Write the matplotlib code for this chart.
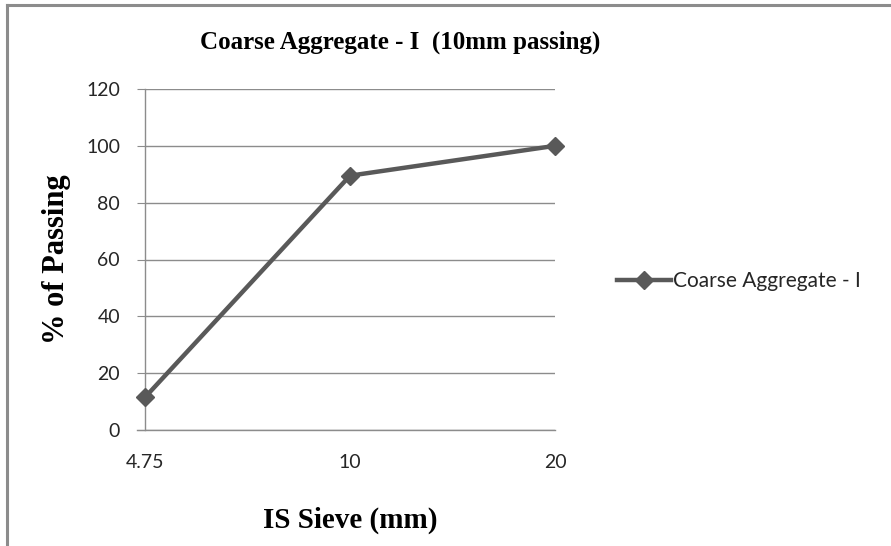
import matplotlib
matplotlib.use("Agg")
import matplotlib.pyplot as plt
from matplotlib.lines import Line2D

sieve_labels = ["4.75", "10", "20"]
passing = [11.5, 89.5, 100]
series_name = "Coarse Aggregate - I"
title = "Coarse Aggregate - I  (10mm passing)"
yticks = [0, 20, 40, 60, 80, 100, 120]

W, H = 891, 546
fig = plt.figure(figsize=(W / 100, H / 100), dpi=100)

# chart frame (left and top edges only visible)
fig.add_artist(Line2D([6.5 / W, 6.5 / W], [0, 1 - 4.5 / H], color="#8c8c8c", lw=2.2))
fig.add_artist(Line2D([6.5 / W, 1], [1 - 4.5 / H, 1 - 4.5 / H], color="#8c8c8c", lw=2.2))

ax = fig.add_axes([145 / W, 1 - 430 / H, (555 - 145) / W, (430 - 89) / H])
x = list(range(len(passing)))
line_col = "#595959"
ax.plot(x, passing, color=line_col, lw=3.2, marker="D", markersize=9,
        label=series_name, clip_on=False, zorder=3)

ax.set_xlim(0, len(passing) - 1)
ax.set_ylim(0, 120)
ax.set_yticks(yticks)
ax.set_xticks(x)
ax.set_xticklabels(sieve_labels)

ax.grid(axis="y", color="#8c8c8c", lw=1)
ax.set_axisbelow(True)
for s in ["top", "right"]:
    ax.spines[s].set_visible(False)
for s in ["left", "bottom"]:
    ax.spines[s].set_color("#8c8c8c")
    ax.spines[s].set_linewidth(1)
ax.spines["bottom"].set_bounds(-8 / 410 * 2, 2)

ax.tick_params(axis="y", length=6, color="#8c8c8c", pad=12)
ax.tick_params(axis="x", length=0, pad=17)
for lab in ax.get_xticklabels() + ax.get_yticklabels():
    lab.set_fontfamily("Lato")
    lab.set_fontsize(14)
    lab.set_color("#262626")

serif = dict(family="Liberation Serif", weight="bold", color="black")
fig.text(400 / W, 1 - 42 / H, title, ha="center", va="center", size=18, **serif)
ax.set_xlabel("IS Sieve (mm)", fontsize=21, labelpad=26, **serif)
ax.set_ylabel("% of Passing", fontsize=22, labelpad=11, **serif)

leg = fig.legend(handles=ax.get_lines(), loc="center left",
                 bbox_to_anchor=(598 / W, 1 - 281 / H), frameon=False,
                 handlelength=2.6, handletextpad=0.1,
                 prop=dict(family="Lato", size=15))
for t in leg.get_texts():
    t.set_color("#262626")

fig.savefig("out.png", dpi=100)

....................

**WHAT TO PRODUCE**
Repeat the material above verbatim. Leave the pictures behind.

**EXERCISE RESPONSE**
Write the matplotlib code for this chart.
import matplotlib
matplotlib.use("Agg")
import matplotlib.pyplot as plt
from matplotlib.lines import Line2D

sieve_labels = ["4.75", "10", "20"]
passing = [11.5, 89.5, 100]
series_name = "Coarse Aggregate - I"
title = "Coarse Aggregate - I  (10mm passing)"
yticks = [0, 20, 40, 60, 80, 100, 120]

W, H = 891, 546
fig = plt.figure(figsize=(W / 100, H / 100), dpi=100)

# chart frame (left and top edges only visible)
fig.add_artist(Line2D([6.5 / W, 6.5 / W], [0, 1 - 4.5 / H], color="#8c8c8c", lw=2.2))
fig.add_artist(Line2D([6.5 / W, 1], [1 - 4.5 / H, 1 - 4.5 / H], color="#8c8c8c", lw=2.2))

ax = fig.add_axes([145 / W, 1 - 430 / H, (555 - 145) / W, (430 - 89) / H])
x = list(range(len(passing)))
line_col = "#595959"
ax.plot(x, passing, color=line_col, lw=3.2, marker="D", markersize=9,
        label=series_name, clip_on=False, zorder=3)

ax.set_xlim(0, len(passing) - 1)
ax.set_ylim(0, 120)
ax.set_yticks(yticks)
ax.set_xticks(x)
ax.set_xticklabels(sieve_labels)

ax.grid(axis="y", color="#8c8c8c", lw=1)
ax.set_axisbelow(True)
for s in ["top", "right"]:
    ax.spines[s].set_visible(False)
for s in ["left", "bottom"]:
    ax.spines[s].set_color("#8c8c8c")
    ax.spines[s].set_linewidth(1)
ax.spines["bottom"].set_bounds(-8 / 410 * 2, 2)

ax.tick_params(axis="y", length=6, color="#8c8c8c", pad=12)
ax.tick_params(axis="x", length=0, pad=17)
for lab in ax.get_xticklabels() + ax.get_yticklabels():
    lab.set_fontfamily("Lato")
    lab.set_fontsize(14)
    lab.set_color("#262626")

serif = dict(family="Liberation Serif", weight="bold", color="black")
fig.text(400 / W, 1 - 42 / H, title, ha="center", va="center", size=18, **serif)
ax.set_xlabel("IS Sieve (mm)", fontsize=21, labelpad=26, **serif)
ax.set_ylabel("% of Passing", fontsize=22, labelpad=11, **serif)

leg = fig.legend(handles=ax.get_lines(), loc="center left",
                 bbox_to_anchor=(598 / W, 1 - 281 / H), frameon=False,
                 handlelength=2.6, handletextpad=0.1,
                 prop=dict(family="Lato", size=15))
for t in leg.get_texts():
    t.set_color("#262626")

fig.savefig("out.png", dpi=100)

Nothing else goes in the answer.